不可解な鎌原城(嬬恋村)

鎌原観音堂の向かいにある墓地の横の道を進んでいくと、やがて左に「鎌原城址」の看板があります。

三の丸よりも手前から見ますと、道路の前方、延長線上に三の丸、二の丸、そして本丸と続くことになっています。本丸の奥は吾妻川に向かって 80 m の絶壁です。吾妻川からは攻められないとしても、南側から本丸に向かうと、近づけば近づくほど低く下がってゆく…こんな山城があるなんて?

三の丸から二の丸への堀切跡は、よく残っています。設置看板によると、鎌原城は応永四年(1397)の築城とあります。

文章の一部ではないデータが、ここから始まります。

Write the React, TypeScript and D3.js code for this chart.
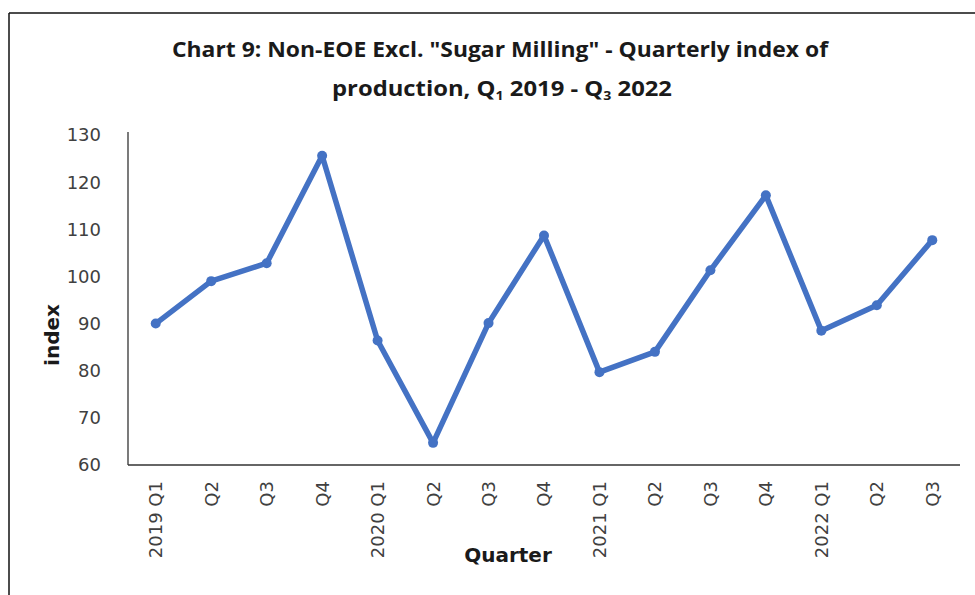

鎌倉時代の『吾妻鑑』の仁治二年(1241)の記事によれば、海野幸氏と武田光蓮とが上野国三原庄と信濃国長倉保との境界について争論し、幸氏が勝訴したことが記されているそうです。それが本当なら、万全な北側(吾妻川側)だけでなく、南側(浅間山側、鎌原宿側)の守備もとても重要だったはずです。

縄張図は山崎一様、山口武夫様の「吾妻郡城塁史」の鎌原城縄張図です。三の丸手前の堀切は、現在は確認することができません。

しかし、同じく城下町よりも城が低い位置にあるのは「小諸城」で、全国で唯一の穴城といわれているそうですが、浅間山の平原火砕流(軽石流・田切地形)の断崖を天然の要害として使うなど、小諸城と鎌原城は似ている部分があるのかもしれません。